Blue Dart has launched its facility in GIFT City, Gujarat, tailored to meet customer demands offering a 20-hour delivery service from key metropolitan cities, ensuring a next-day delivery commitment.

The new facility is in World Trade Centre, GIFT City Complex.

Commenting on this expansion, Balfour Manuel, Managing Director, Blue Dart, stated, "The inauguration of Blue Dart’s GIFT City facility signifies yet another milestone in our quest to redefine the logistics landscape. We are committed to providing best-in-class services and becoming the preferred logistics partner for all our customers' shipping needs.
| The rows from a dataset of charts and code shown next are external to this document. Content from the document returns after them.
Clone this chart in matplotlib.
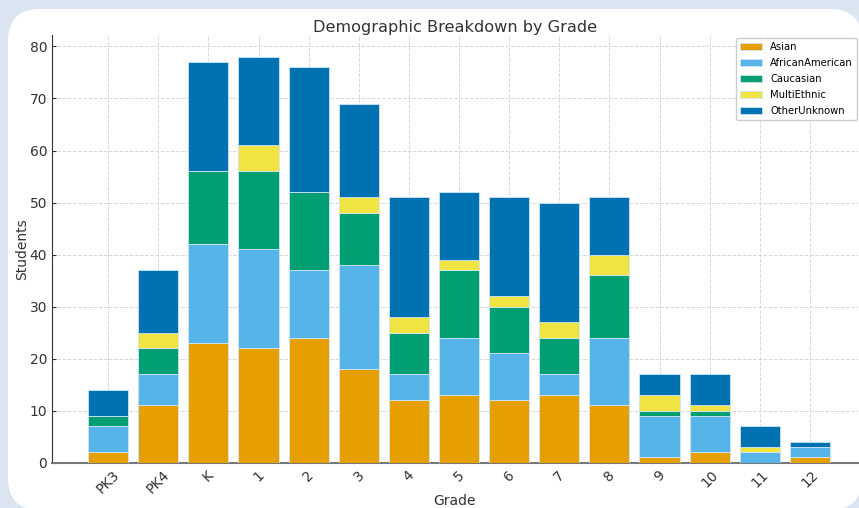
import matplotlib
matplotlib.use("Agg")
import matplotlib.pyplot as plt
from matplotlib.patches import FancyBboxPatch
import numpy as np

grades = ["PK3", "PK4", "K", "1", "2", "3", "4", "5", "6", "7", "8", "9", "10", "11", "12"]
asian = [2, 11, 23, 22, 24, 18, 12, 13, 12, 13, 11, 1, 2, 0, 1]
african_american = [5, 6, 19, 19, 13, 20, 5, 11, 9, 4, 13, 8, 7, 2, 2]
caucasian = [2, 5, 14, 15, 15, 10, 8, 13, 9, 7, 12, 1, 1, 0, 0]
multi_ethnic = [0, 3, 0, 5, 0, 3, 3, 2, 2, 3, 4, 3, 1, 1, 0]
other_unknown = [5, 12, 21, 17, 24, 18, 23, 13, 19, 23, 11, 4, 6, 4, 1]

series = [
    ("Asian", asian, "#E69F00"),
    ("AfricanAmerican", african_american, "#56B4E9"),
    ("Caucasian", caucasian, "#009E73"),
    ("MultiEthnic", multi_ethnic, "#F0E442"),
    ("OtherUnknown", other_unknown, "#0072B2"),
]

W, H = 859, 508
fig = plt.figure(figsize=(W / 100, H / 100), dpi=100)
fig.patch.set_facecolor("#dbe5f1")

bg = fig.add_axes([0, 0, 1, 1], zorder=-10)
bg.set_xlim(0, W)
bg.set_ylim(H, 0)
bg.axis("off")
bg.add_patch(FancyBboxPatch((8, 9), 854, 501,
                            boxstyle="round,pad=0,rounding_size=32",
                            facecolor="white", edgecolor="none"))

ax = fig.add_axes([52 / W, 1 - 462.7 / H, (858 - 52) / W, (462.7 - 35) / H], zorder=1)
ax.set_facecolor("none")

x = np.arange(len(grades))
bottom = np.zeros(len(grades))
for name, vals, color in series:
    ax.bar(x, vals, 0.8, bottom=bottom, color=color, label=name,
           edgecolor="#cfe6f5", linewidth=0.6, zorder=3)
    bottom += np.array(vals)

ax.set_xlim(-1.12, 14.96)
ax.set_ylim(0, 82.2)
ax.set_yticks(range(0, 81, 10))
ax.set_xticks(x)
ax.set_xticklabels(grades, rotation=45)
ax.grid(True, linestyle="--", color="#d8d8d8", linewidth=0.7, zorder=0)
for s in ["top", "right"]:
    ax.spines[s].set_visible(False)
ax.spines["left"].set_color("#333333")
ax.spines["bottom"].set_color("#777777")
ax.spines["bottom"].set_linewidth(1.5)
ax.tick_params(direction="in", colors="#333333", labelsize=10, length=3)

ax.set_title("Demographic Breakdown by Grade", fontsize=11.6, color="#333333", pad=2.5)
ax.set_xlabel("Grade", fontsize=10, color="#333333", labelpad=-1.5)
ax.set_ylabel("Students", fontsize=10, color="#333333", labelpad=0)

ax.legend(loc="upper right", bbox_to_anchor=(857 / W, 1 - 38 / H),
          bbox_transform=fig.transFigure, fontsize=7.2, frameon=True,
          edgecolor="#cccccc", framealpha=1, borderaxespad=0,
          handlelength=2.2, handletextpad=0.8, labelspacing=0.6)

fig.savefig("out.png", dpi=100, facecolor=fig.get_facecolor())
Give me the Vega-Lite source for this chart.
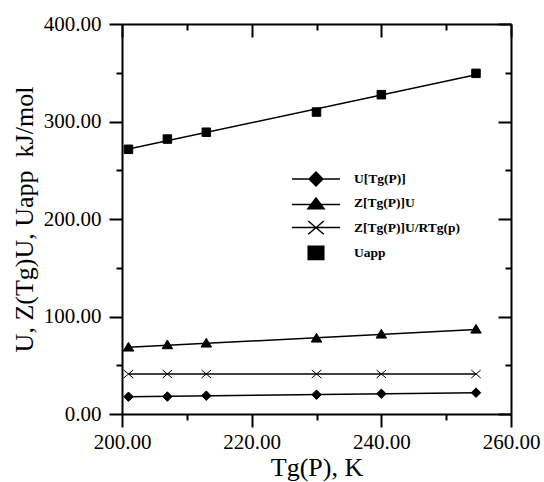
{
  "$schema": "https://vega.github.io/schema/vega-lite/v6.json",
  "width": 389,
  "height": 390,
  "autosize": "none",
  "padding": {"left": 122, "top": 24, "right": 33, "bottom": 68},
  "background": "white",
  "config": {
    "view": {"stroke": null},
    "axis": {
      "grid": false,
      "domainColor": "black",
      "domainWidth": 2,
      "tickColor": "black",
      "tickWidth": 2,
      "labelColor": "black",
      "labelFont": "Liberation Serif",
      "labelFontSize": 21,
      "labelFlush": false,
      "labelOverlap": false,
      "titleColor": "black",
      "titleFont": "Liberation Serif",
      "titleFontSize": 26,
      "titleFontWeight": "normal"
    }
  },
  "data": {
    "values": [
      {"x": 201, "y": 17.7, "series": "U[Tg(P)]"},
      {"x": 207, "y": 17.9, "series": "U[Tg(P)]"},
      {"x": 213, "y": 18.8, "series": "U[Tg(P)]"},
      {"x": 230, "y": 19.8, "series": "U[Tg(P)]"},
      {"x": 240, "y": 20.8, "series": "U[Tg(P)]"},
      {"x": 254.6, "y": 21.9, "series": "U[Tg(P)]"},
      {"x": 201, "y": 68.4, "series": "Z[Tg(P)]U"},
      {"x": 207, "y": 70.8, "series": "Z[Tg(P)]U"},
      {"x": 213, "y": 72.5, "series": "Z[Tg(P)]U"},
      {"x": 230, "y": 77.6, "series": "Z[Tg(P)]U"},
      {"x": 240, "y": 81.7, "series": "Z[Tg(P)]U"},
      {"x": 254.6, "y": 86.8, "series": "Z[Tg(P)]U"},
      {"x": 201, "y": 41.0, "series": "Z[Tg(P)]U/RTg(p)"},
      {"x": 207, "y": 41.0, "series": "Z[Tg(P)]U/RTg(p)"},
      {"x": 213, "y": 41.0, "series": "Z[Tg(P)]U/RTg(p)"},
      {"x": 230, "y": 41.0, "series": "Z[Tg(P)]U/RTg(p)"},
      {"x": 240, "y": 41.0, "series": "Z[Tg(P)]U/RTg(p)"},
      {"x": 254.6, "y": 41.0, "series": "Z[Tg(P)]U/RTg(p)"},
      {"x": 201, "y": 271.5, "series": "Uapp"},
      {"x": 207, "y": 282.0, "series": "Uapp"},
      {"x": 213, "y": 289.0, "series": "Uapp"},
      {"x": 230, "y": 309.7, "series": "Uapp"},
      {"x": 240, "y": 327.5, "series": "Uapp"},
      {"x": 254.6, "y": 349.4, "series": "Uapp"}
    ]
  },
  "resolve": {
    "scale": {"shape": "independent"},
    "axis": {"x": "independent", "y": "independent"}
  },
  "layer": [
    {
      "transform": [
        {"regression": "y", "on": "x", "groupby": ["series"], "extent": [201, 254.6]}
      ],
      "mark": {"type": "line", "stroke": "black", "strokeWidth": 1.5},
      "encoding": {
        "x": {
          "field": "x", "type": "quantitative",
          "scale": {"domain": [200, 260], "nice": false, "zero": false},
          "axis": {
            "orient": "bottom", "values": [200, 220, 240, 260], "format": ".2f",
            "tickSize": 13, "labelPadding": 4, "title": "Tg(P), K", "titlePadding": 2
          }
        },
        "y": {
          "field": "y", "type": "quantitative",
          "scale": {"domain": [0, 400], "nice": false},
          "axis": {
            "orient": "left", "values": [0, 100, 200, 300, 400], "format": ".2f",
            "tickSize": 13, "labelPadding": 8,
            "title": "U, Z(Tg)U, Uapp\u00a0 kJ/mol", "titlePadding": 6
          }
        },
        "detail": {"field": "series"}
      }
    },
    {
      "mark": {"type": "point", "filled": true, "fill": "black", "stroke": "black", "strokeWidth": 1, "size": 100, "opacity": 1},
      "encoding": {
        "x": {
          "field": "x", "type": "quantitative",
          "axis": {"orient": "top", "values": [200, 220, 240, 260], "tickSize": -13, "labels": false, "title": null}
        },
        "y": {
          "field": "y", "type": "quantitative",
          "axis": {"orient": "right", "values": [0, 100, 200, 300, 400], "tickSize": -13, "labels": false, "title": null}
        },
        "shape": {
          "field": "series", "type": "nominal",
          "scale": {
            "domain": ["U[Tg(P)]", "Z[Tg(P)]U", "Z[Tg(P)]U/RTg(p)", "Uapp"],
            "range": [
              "M-0.95,0L0,-0.95L0.95,0L0,0.95Z",
              "M-1.05,0.75L0,-1L1.05,0.75Z",
              "M-0.95,-0.8L0.95,0.8M-0.95,0.8L0.95,-0.8",
              "M-0.85,-0.85H0.85V0.85H-0.85Z"
            ]
          },
          "legend": null
        }
      }
    },
    {
      "mark": {"type": "point", "filled": true, "fill": "black", "stroke": "black", "strokeWidth": 1.5, "size": 144, "opacity": 0},
      "encoding": {
        "x": {
          "field": "x", "type": "quantitative",
          "axis": {"orient": "bottom", "values": [210, 230, 250], "tickSize": 6, "labels": false, "domain": false, "title": null}
        },
        "y": {
          "field": "y", "type": "quantitative",
          "axis": {"orient": "left", "values": [50, 150, 250, 350], "tickSize": 6, "labels": false, "domain": false, "title": null}
        },
        "shape": {
          "field": "series", "type": "nominal",
          "scale": {
            "domain": ["U[Tg(P)]", "Z[Tg(P)]U", "Z[Tg(P)]U/RTg(p)", "Uapp"],
            "range": [
              "M-4,0L4,0M-1.15,0L0,-1.15L1.15,0L0,1.15Z",
              "M-4,0.2L4,0.2M-1.35,0.9L0,-0.9L1.35,0.9Z",
              "M-4,0L4,0M-1.3,-1.1L1.3,1.1M-1.3,1.1L1.3,-1.1",
              "M-1.3,-1.1L1.3,-1.1L1.3,1.1L-1.3,1.1Z"
            ]
          },
          "legend": {
            "title": null,
            "orient": "none",
            "legendX": 187,
            "legendY": 148,
            "symbolSize": 144,
            "symbolOpacity": 1,
            "labelFont": "Liberation Serif",
            "labelFontWeight": "bold",
            "labelFontSize": 13.5,
            "labelColor": "black",
            "labelOffset": 31,
            "rowPadding": 5.3,
            "padding": 0,
            "encode": {
              "symbols": {
                "fill": {"value": "black"},
                "stroke": {"value": "black"},
                "strokeWidth": {"value": 1.5},
                "strokeOpacity": {"value": 1},
                "fillOpacity": {"value": 1},
                "opacity": {"value": 1}
              }
            }
          }
        }
      }
    },
    {
      "mark": {"type": "point", "size": 1, "opacity": 0},
      "encoding": {
        "x": {
          "field": "x", "type": "quantitative",
          "axis": {"orient": "top", "values": [210, 230, 250], "tickSize": -6, "labels": false, "domain": false, "title": null}
        },
        "y": {
          "field": "y", "type": "quantitative",
          "axis": {"orient": "right", "values": [50, 150, 250, 350], "tickSize": -6, "labels": false, "domain": false, "title": null}
        }
      }
    }
  ]
}
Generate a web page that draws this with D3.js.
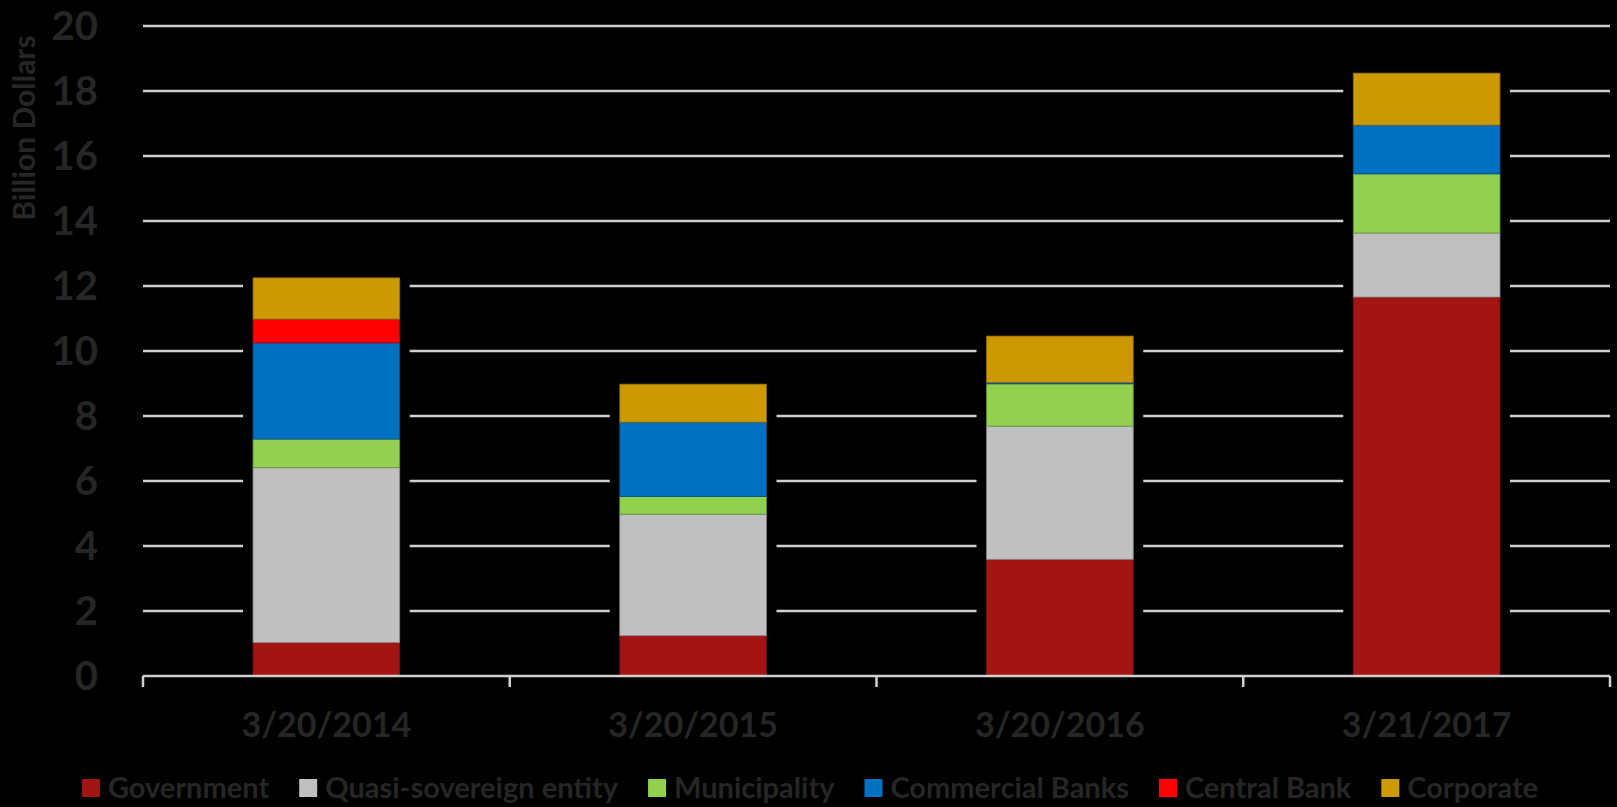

We aim to enhance our market presence and capitalize on customer outreach opportunities at the global level. Blue Dart's venture into the contemporary financial ecosystem of GIFT City will enable us to support businesses and generate value for our customers."

Blue Dart connects its fleet of 8 Boeing aircraft to provide express connectivity to GIFT City in Ahmedabad from all major metropolitan areas. It has a fleet of over 12,000 on-ground vehicles including 460 E-vehicles, supported by 2,253 facilities nationwide. As part of the DHL Group’s DHL eCommerce Solutions division, Blue Dart extends its reach to over 220 countries and territories globally.

Blue Dart had also recently announced the launch of a ground-breaking Unified Shipping API Software Platform. This platform is tailored specifically to empower Micro, Small, and Medium Enterprises (MSMEs) as well as Large Enterprises across India, catering to all their logistics requirements.

It is designed to address the distinctive challenges faced by small, medium, and large establishments in managing their First Mile Dispatches through Digitization, with a focus on operational efficiency, the company had said.

Blue Dart planned to integrate the software platform offered by eShipz.com into its existing logistics infrastructure. This integration will provide access to advanced dispatch tools, ensuring seamless connectivity with sales platforms, marketplaces, order management systems, warehouse management systems, and enterprise resource planning systems of shippers.